Consider the reality for those who do not fit the specific political profile required by the American establishment. The administrative hurdles, the interrogations at borders, and the blatant denial of visas for officials from nations viewed as adversaries are not mere logistical glitches. They are deliberate acts of exclusion. When the Haitian team was forced to scrub their kit of historical references because they allegedly constituted political messaging, FIFA proved it has no interest in fair play. It has an interest in total compliance.
This hypocrisy becomes truly grotesque when compared to the treatment of the Israel Football Association. While Palestinians are being slaughtered, and while the infrastructure of their sport is systematically pulverized, FIFA remains eerily silent. We are told repeatedly that football should stay out of politics. Yet, when Israel kills a goalkeeper in Gaza who was searching for fuel, or when an aid worker is struck down on his way to facilitate a public viewing of a match, there is no suspension. There is no moral accounting. Instead, there is the continued legitimization of a member nation that stands in direct opposition to the very human rights FIFA claims to uphold.
This is the central irony of the 2026 tournament. FIFA has weaponized the concept of political neutrality to insulate its allies from criticism while simultaneously allowing the United States to dictate the parameters of who belongs on the field and who does not. Trumpian theater, as seen in the interference regarding player eligibility, is not an outlier. It is the new business model. When a head of state can influence the outcome of a match or the status of a player with a single phone call, the integrity of the sport vanishes. FIFA is no longer a regulator. It is a lobbyist for the powerful.
The rot runs deeper than just the boardrooms. It is embedded in the very architecture of this World Cup. The tournament is designed to exclude the global majority through extreme pricing and restrictive travel policies. It is a spectacle for the wealthy and the well-connected, a sanitized version of football that ignores the suffering of those in the Global South. Fans in Gaza are watching matches on generators amidst the rubble of their own lives. Meanwhile, the luxury suites in American stadiums represent the total victory of the market over the spirit of the game.
Gianni Infantino once famously claimed that the world is a complex place, implying that football must remain aloof to survive. But the reality is that FIFA has never been aloof. It has always picked a side. By aligning so closely with the current US administration, the governing body has made a choice to prioritize cold, hard cash over the basic dignity of the people who actually play and watch this game. They have invited the shadow of empire into the stadium, and they seem perfectly comfortable with the results.
We are witnessing the final stage of the commercialization of football.
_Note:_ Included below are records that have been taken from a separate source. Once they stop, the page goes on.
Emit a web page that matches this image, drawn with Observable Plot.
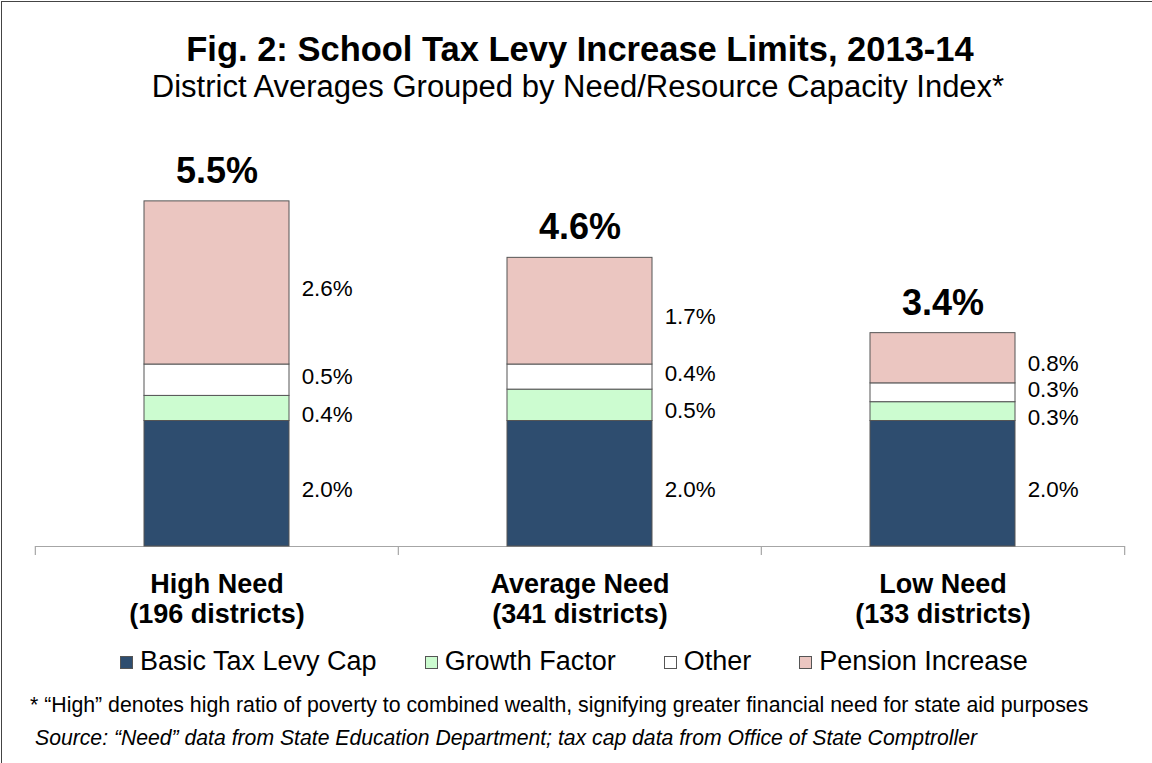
<!DOCTYPE html>
<html>
<head>
<meta charset="utf-8">
<script src="https://cdn.jsdelivr.net/npm/d3@7"></script>
<script src="https://cdn.jsdelivr.net/npm/@observablehq/plot@0.6"></script>
<style>
  html, body { margin: 0; padding: 0; background: #fff; }
  body { font-family: "Liberation Sans", Arial, Helvetica, sans-serif; color: #000; }
  #page { position: relative; width: 1152px; height: 763px; overflow: hidden; }
  #border { position: absolute; left: 1px; top: 1px; width: 1300px; height: 900px; border: 1.5px solid #444; box-sizing: border-box; }
  .t { position: absolute; white-space: nowrap; line-height: 1; }
  #title { left: 0; width: 1160px; text-align: center; top: 32px; font-size: 34.5px; font-weight: bold; }
  #subtitle { left: 0; width: 1156px; text-align: center; top: 70.5px; font-size: 31px; }
  #chart { position: absolute; left: 0; top: 110px; }
  #legend { position: absolute; left: 120px; top: 646px; height: 30px; display: flex; align-items: center; font-size: 27px; line-height: 30px; }
  .item { display: flex; align-items: center; margin-right: 48px; }
  .sw { width: 13px; height: 13px; box-sizing: border-box; border: 1px solid #555; margin-right: 7px; margin-top: 3px; }
  #note { left: 30px; top: 694.5px; font-size: 21.3px; }
  #source { left: 35px; top: 727px; font-size: 21.2px; font-style: italic; }
</style>
</head>
<body>
<div id="page">
  <div id="border"></div>
  <div class="t" id="title"></div>
  <div class="t" id="subtitle"></div>
  <div id="chart"></div>
  <div id="legend"></div>
  <div class="t" id="note"></div>
  <div class="t" id="source"></div>
</div>
<script>
// ---- Data ----
const titleText = "Fig. 2: School Tax Levy Increase Limits, 2013-14";
const subtitleText = "District Averages Grouped by Need/Resource Capacity Index*";
const categories = ["High Need", "Average Need", "Low Need"];
const districts = ["(196 districts)", "(341 districts)", "(133 districts)"];
const series = ["Basic Tax Levy Cap", "Growth Factor", "Other", "Pension Increase"];
const basicCap = [2.0, 2.0, 2.0];
const growthFactor = [0.4, 0.5, 0.3];
const otherPart = [0.5, 0.4, 0.3];
const pensionIncrease = [2.6, 1.7, 0.8];
const totals = [5.5, 4.6, 3.4];
const colors = ["#2E4D6F", "#CCFCD0", "#FFFFFF", "#EBC6C1"];
const noteText = "* \u201CHigh\u201D denotes high ratio of poverty to combined wealth, signifying greater financial need for state aid purposes";
const sourceText = "Source: \u201CNeed\u201D data from State Education Department; tax cap data from Office of State Comptroller";

// ---- Build table ----
const seriesValues = [basicCap, growthFactor, otherPart, pensionIncrease];
const data = series.flatMap((s, si) =>
  categories.map((c, ci) => ({category: c, series: s, value: seriesValues[si][ci]}))
);
const totalRows = categories.map((c, i) => ({category: c, total: totals[i], label: districts[i]}));

document.getElementById("title").textContent = titleText;
document.getElementById("subtitle").textContent = subtitleText;
document.getElementById("note").textContent = noteText;
document.getElementById("source").textContent = sourceText;

// ---- Layout constants ----
const W = 1152, ML = 35, MR = 27, PI = 0.6, PO = 0.3;
const step = (W - ML - MR) / (categories.length - PI + 2 * PO);
const bw = step * (1 - PI);
const grey = "#a6a6a6";
// vertical nudge of each series' value label (label placement style)
const labelNudge = [6, 6, -3, 6];

const labelMarks = series.map((s, si) =>
  Plot.text(data, Plot.stackY({
    x: "category", y: "value",
    text: d => d.series === s ? d.value.toFixed(1) + "%" : null,
    dx: bw / 2 + 12, dy: labelNudge[si], textAnchor: "start", fontSize: 22.4, fill: "#000"
  }))
);

const chart = Plot.plot({
  width: W,
  height: 520,
  marginLeft: ML,
  marginRight: MR,
  marginTop: 59.5,
  marginBottom: 84,
  x: {type: "band", domain: categories, paddingInner: PI, paddingOuter: PO, axis: null},
  y: {domain: [0, 6], axis: null},
  color: {domain: series, range: colors},
  style: {fontFamily: "'Liberation Sans', Arial, Helvetica, sans-serif", background: "transparent", overflow: "visible", color: "#000"},
  marks: [
    Plot.ruleY([0], {stroke: grey, strokeWidth: 1.2}),
    Plot.ruleX(categories, {x: d => d, y1: 0, y2: 0, dx: -step / 2, insetBottom: -9, stroke: grey, strokeWidth: 1.2}),
    Plot.ruleX([categories[categories.length - 1]], {x: d => d, y1: 0, y2: 0, dx: step / 2, insetBottom: -9, stroke: grey, strokeWidth: 1.2}),
    Plot.barY(data, Plot.stackY({x: "category", y: "value", fill: "series", stroke: "#555", strokeWidth: 1})),
    ...labelMarks,
    Plot.text(totalRows, {
      x: "category", y: "total",
      text: d => d.total.toFixed(1) + "%",
      dy: -30, fontSize: 36, fontWeight: "bold", fill: "#000"
    }),
    Plot.text(totalRows, {
      x: "category", frameAnchor: "bottom", lineAnchor: "middle", dy: 52,
      text: d => d.category + "\n" + d.label,
      fontSize: 27, fontWeight: "bold", lineHeight: 1.11, fill: "#000"
    })
  ]
});
document.getElementById("chart").appendChild(chart);

// ---- Legend ----
const legend = document.getElementById("legend");
series.forEach((s, i) => {
  const item = document.createElement("div");
  item.className = "item";
  const sw = document.createElement("div");
  sw.className = "sw";
  sw.style.background = colors[i];
  const lab = document.createElement("span");
  lab.textContent = s;
  item.appendChild(sw);
  item.appendChild(lab);
  legend.appendChild(item);
});
</script>
</body>
</html>
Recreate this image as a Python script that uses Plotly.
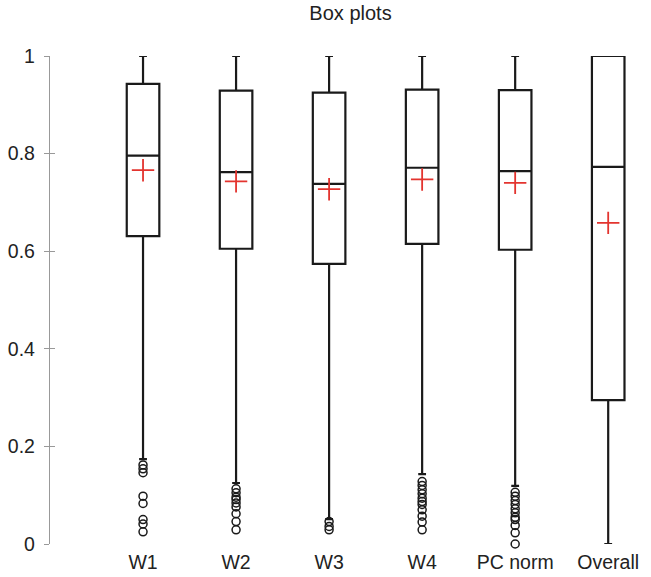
import plotly.graph_objects as go

categories = ["W1", "W2", "W3", "W4", "PC norm", "Overall"]
lower_whisker = [0.174, 0.125, 0.051, 0.143, 0.119, 0.0]
q1 = [0.631, 0.605, 0.574, 0.615, 0.603, 0.295]
median = [0.796, 0.762, 0.738, 0.771, 0.764, 0.773]
q3 = [0.943, 0.929, 0.925, 0.931, 0.930, 1.0]
upper_whisker = [1.0, 1.0, 1.0, 1.0, 1.0, 1.0]
means = [0.766, 0.743, 0.727, 0.747, 0.740, 0.658]

outliers = {
    "W1": [0.162, 0.154, 0.146, 0.098, 0.083, 0.050, 0.041, 0.025],
    "W2": [0.113, 0.105, 0.096, 0.091, 0.084, 0.076, 0.062, 0.046, 0.029],
    "W3": [0.046, 0.036, 0.029],
    "W4": [0.128, 0.120, 0.111, 0.103, 0.094, 0.087, 0.081, 0.070, 0.057, 0.045, 0.029],
    "PC norm": [0.106, 0.098, 0.089, 0.081, 0.072, 0.064, 0.055, 0.050, 0.038, 0.023, 0.0],
    "Overall": [],
}

y_ticks = [0, 0.2, 0.4, 0.6, 0.8, 1]
y_ticktext = ["0", "0.2", "0.4", "0.6", "0.8", "1"]

FONT = "Liberation Sans, Arial, sans-serif"
DARK = "#1a1a1a"

fig = go.Figure()

fig.add_trace(go.Box(
    x=categories,
    q1=q1, median=median, q3=q3,
    lowerfence=lower_whisker, upperfence=upper_whisker,
    fillcolor="rgba(255,255,255,0)",
    line=dict(color=DARK, width=2.2),
    whiskerwidth=0.24,
    boxpoints=False,
    showlegend=False,
    hoverinfo="skip",
))

ox, oy = [], []
for c in categories:
    for v in outliers[c]:
        ox.append(c)
        oy.append(v)

fig.add_trace(go.Scatter(
    x=ox, y=oy, mode="markers",
    marker=dict(symbol="circle-open", size=8, color=DARK, line=dict(width=1.5, color=DARK)),
    showlegend=False, cliponaxis=False, hoverinfo="skip",
))

fig.add_trace(go.Scatter(
    x=categories, y=means, mode="markers",
    marker=dict(symbol="cross-thin", size=16, color="#e3342f", line=dict(width=1.8, color="#e3342f")),
    showlegend=False, cliponaxis=False, hoverinfo="skip",
))

# dummy trace so the overlaying axis (inner half of ticks) is drawn
fig.add_trace(go.Scatter(x=[categories[0]], y=[None], yaxis="y2", mode="markers",
                         showlegend=False, hoverinfo="skip"))

fig.update_layout(
    width=651, height=577,
    margin=dict(l=50, r=0, t=56, b=33, pad=0),
    paper_bgcolor="white", plot_bgcolor="white",
    boxgap=0.5,
    font=dict(family=FONT, size=19.5, color="#222222"),
    title=dict(text="Box plots", x=0.5, xref="paper", xanchor="center",
               y=1 - 12.5 / 577, yref="container", yanchor="middle",
               font=dict(family=FONT, size=20, color="#222222")),
    xaxis=dict(
        type="category", categoryorder="array", categoryarray=categories,
        range=[-1, 5.46], showline=False, showgrid=False, zeroline=False,
        ticks="", tickfont=dict(size=19.5, color="#222222"),
        ticklabelstandoff=4,
    ),
    yaxis=dict(
        range=[0, 1], tickvals=y_ticks, ticktext=y_ticktext,
        showline=True, linecolor="#999999", linewidth=1.4,
        ticks="outside", ticklen=5, tickwidth=1.4, tickcolor="#999999",
        showgrid=False, zeroline=False,
        tickfont=dict(size=19.5, color="#222222"),
        ticklabelstandoff=5,
    ),
    yaxis2=dict(
        range=[0, 1], tickvals=y_ticks, overlaying="y", side="left",
        showline=False, ticks="inside", ticklen=5, tickwidth=1.4, tickcolor="#999999",
        showticklabels=False, showgrid=False, zeroline=False,
    ),
)

fig.write_html("out.html", config={"displayModeBar": False},
               post_script="document.body.style.margin='0';document.body.style.overflow='hidden';")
It is an era where the game is no longer the property of the fans or the players. It is the property of the state and the sponsor. The fact that the Iranian team was subjected to hostility and the fact that other nations have been treated as invaders rather than guests is a damning indictment of the environment FIFA has fostered.
If Eduardo Galeano were alive to see this, he would likely recognize the rot immediately. He understood that football reflects the character of the world. Right now, that reflection is grim. It shows us a world where might makes right, where the rules apply only to the weak, and where the most prominent international body in sports has decided to serve as a security guard for the imperial project.
The fans understand this even if the administrators refuse to acknowledge it. Despite the sanitized, corporate veneer, the spirit of the game still flickers in the solidarity seen between supporters in places like Tijuana, who welcomed the Iranian squad, and in the quiet defiance of those watching in Gaza. These are the people who truly own football. They are the ones who understand that the beautiful game was never meant to be a tool for statecraft or a vehicle for the erasure of human life.
FIFA can report its record revenues. It can host its gala dinners and hand out its trophies in the shadow of the White House. But history will not be kind to this chapter of the sport. We are watching the slow, painful divorce of football from the hearts of its people. The tournament will end, and the stadiums will sit as monuments to an era where the men in charge decided that everything, even the joy of a goal, had a price. And in this case, that price was their own soul.